Well, evidently a legal Romanian immigrant in Rome just beat up an Italian woman, who has now died. The entire country has been in an uproar for almost a week and the Parliament made the unprecedented move of passing a law that was signed by Prodi and went active within 24 hours declaring that any immigrants, legal or otherwise, who commit crimes can be expelled from the country.

Since the Italians pass all sorts of laws and rarely enforce any, I wonder whether it will have much of a real impact. At any rate, the immigration problem here in Italy, unlike the exaggerated one in the US, is actually real in the following ways: Imagine a country the size of California with double the population. Now imagine it being surrounded on three sides by long stretches of sea. Now imagine one of the poorest zones in the world sitting just a small boat ride to the south. Now imagine open borders with new "states" that are poverty-ridden, like Romania. Now imagine a country that really does have public services, such as public health. You get the picture. 8 years ago when I first came to Vicenza, one of the things that struck me was how there were so few immigrants. There was, and still is, a trailer park full of Zingari along a major thoroughfare and they receive free electricity and water from the city, but that was it (not counting the American soldiers). What was particularly striking was that there were no black or dark-skinned people here. Now they are everywhere (I went to a large supermarket Wednesday night and it seemed to me that half the store's clients were Muslims).

One thing is for sure.
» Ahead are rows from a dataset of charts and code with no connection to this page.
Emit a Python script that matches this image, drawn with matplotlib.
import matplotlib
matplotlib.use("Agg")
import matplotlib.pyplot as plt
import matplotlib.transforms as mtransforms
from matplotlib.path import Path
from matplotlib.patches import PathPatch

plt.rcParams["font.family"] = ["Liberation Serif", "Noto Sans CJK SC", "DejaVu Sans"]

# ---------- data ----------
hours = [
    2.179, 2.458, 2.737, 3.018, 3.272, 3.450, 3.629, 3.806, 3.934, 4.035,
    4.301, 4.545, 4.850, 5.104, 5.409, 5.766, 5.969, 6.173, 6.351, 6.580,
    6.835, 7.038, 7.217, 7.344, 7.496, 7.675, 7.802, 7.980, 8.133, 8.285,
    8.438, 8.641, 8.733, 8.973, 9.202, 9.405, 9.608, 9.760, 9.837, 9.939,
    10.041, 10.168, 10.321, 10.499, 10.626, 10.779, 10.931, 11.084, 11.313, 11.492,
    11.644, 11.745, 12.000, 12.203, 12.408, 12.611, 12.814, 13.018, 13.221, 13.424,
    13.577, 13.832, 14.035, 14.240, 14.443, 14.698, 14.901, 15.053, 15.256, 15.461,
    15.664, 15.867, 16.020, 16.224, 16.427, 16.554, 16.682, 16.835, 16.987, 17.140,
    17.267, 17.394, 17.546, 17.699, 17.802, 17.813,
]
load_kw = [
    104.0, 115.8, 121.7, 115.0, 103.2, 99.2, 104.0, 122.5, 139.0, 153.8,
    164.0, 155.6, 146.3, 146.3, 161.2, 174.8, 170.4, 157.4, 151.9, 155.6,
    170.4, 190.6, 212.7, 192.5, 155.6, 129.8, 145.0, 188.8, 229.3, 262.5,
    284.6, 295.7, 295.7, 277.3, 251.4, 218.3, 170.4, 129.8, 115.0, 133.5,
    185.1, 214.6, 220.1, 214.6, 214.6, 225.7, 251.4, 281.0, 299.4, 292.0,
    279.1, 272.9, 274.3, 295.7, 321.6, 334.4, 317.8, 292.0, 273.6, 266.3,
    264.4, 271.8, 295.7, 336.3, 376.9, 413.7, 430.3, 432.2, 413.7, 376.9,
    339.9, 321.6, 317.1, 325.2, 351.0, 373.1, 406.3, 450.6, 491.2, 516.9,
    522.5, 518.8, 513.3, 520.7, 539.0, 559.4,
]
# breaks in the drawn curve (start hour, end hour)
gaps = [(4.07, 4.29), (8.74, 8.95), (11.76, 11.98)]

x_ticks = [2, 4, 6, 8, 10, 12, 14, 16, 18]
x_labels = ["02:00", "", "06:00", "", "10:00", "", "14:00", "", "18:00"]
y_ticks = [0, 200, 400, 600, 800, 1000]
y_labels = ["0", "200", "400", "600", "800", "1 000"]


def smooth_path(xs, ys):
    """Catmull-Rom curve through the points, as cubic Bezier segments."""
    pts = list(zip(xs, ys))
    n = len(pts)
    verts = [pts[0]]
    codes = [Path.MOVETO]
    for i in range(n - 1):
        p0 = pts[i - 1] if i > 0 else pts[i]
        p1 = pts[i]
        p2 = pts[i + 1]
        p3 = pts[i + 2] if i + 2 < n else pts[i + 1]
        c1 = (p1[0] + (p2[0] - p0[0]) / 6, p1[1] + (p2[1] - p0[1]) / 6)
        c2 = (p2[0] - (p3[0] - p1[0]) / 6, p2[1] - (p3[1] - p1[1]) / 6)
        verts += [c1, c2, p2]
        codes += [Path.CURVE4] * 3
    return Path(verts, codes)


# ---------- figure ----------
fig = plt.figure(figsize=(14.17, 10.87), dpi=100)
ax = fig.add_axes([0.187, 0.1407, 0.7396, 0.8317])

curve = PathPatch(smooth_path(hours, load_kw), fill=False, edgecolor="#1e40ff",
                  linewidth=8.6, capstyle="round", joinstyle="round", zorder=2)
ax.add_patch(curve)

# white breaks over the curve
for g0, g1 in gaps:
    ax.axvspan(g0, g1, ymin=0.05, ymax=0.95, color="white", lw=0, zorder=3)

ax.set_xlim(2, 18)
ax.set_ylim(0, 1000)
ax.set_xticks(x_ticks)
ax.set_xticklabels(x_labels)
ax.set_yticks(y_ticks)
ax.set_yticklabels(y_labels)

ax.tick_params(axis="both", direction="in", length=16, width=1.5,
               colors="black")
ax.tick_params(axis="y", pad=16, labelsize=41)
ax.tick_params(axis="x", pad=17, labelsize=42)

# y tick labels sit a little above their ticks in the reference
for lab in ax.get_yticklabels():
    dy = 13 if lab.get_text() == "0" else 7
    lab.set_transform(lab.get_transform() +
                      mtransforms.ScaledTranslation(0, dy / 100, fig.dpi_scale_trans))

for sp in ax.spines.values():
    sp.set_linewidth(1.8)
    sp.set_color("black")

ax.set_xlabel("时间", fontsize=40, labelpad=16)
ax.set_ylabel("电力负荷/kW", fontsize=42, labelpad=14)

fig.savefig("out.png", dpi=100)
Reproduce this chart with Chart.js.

Given that the gulf between the haves and the have-nots keeps getting bigger, we can expect immigration to grow as a political topic worldwide into the foreseeable future. Of course the human species has always been on the move and attempts to stop such migrations are bound to fail. In particular I’m reminded of the words of Mark Twain (I think it was Mark Twain) who said something like: “America has always had an immigration problem. Just ask the Indians.”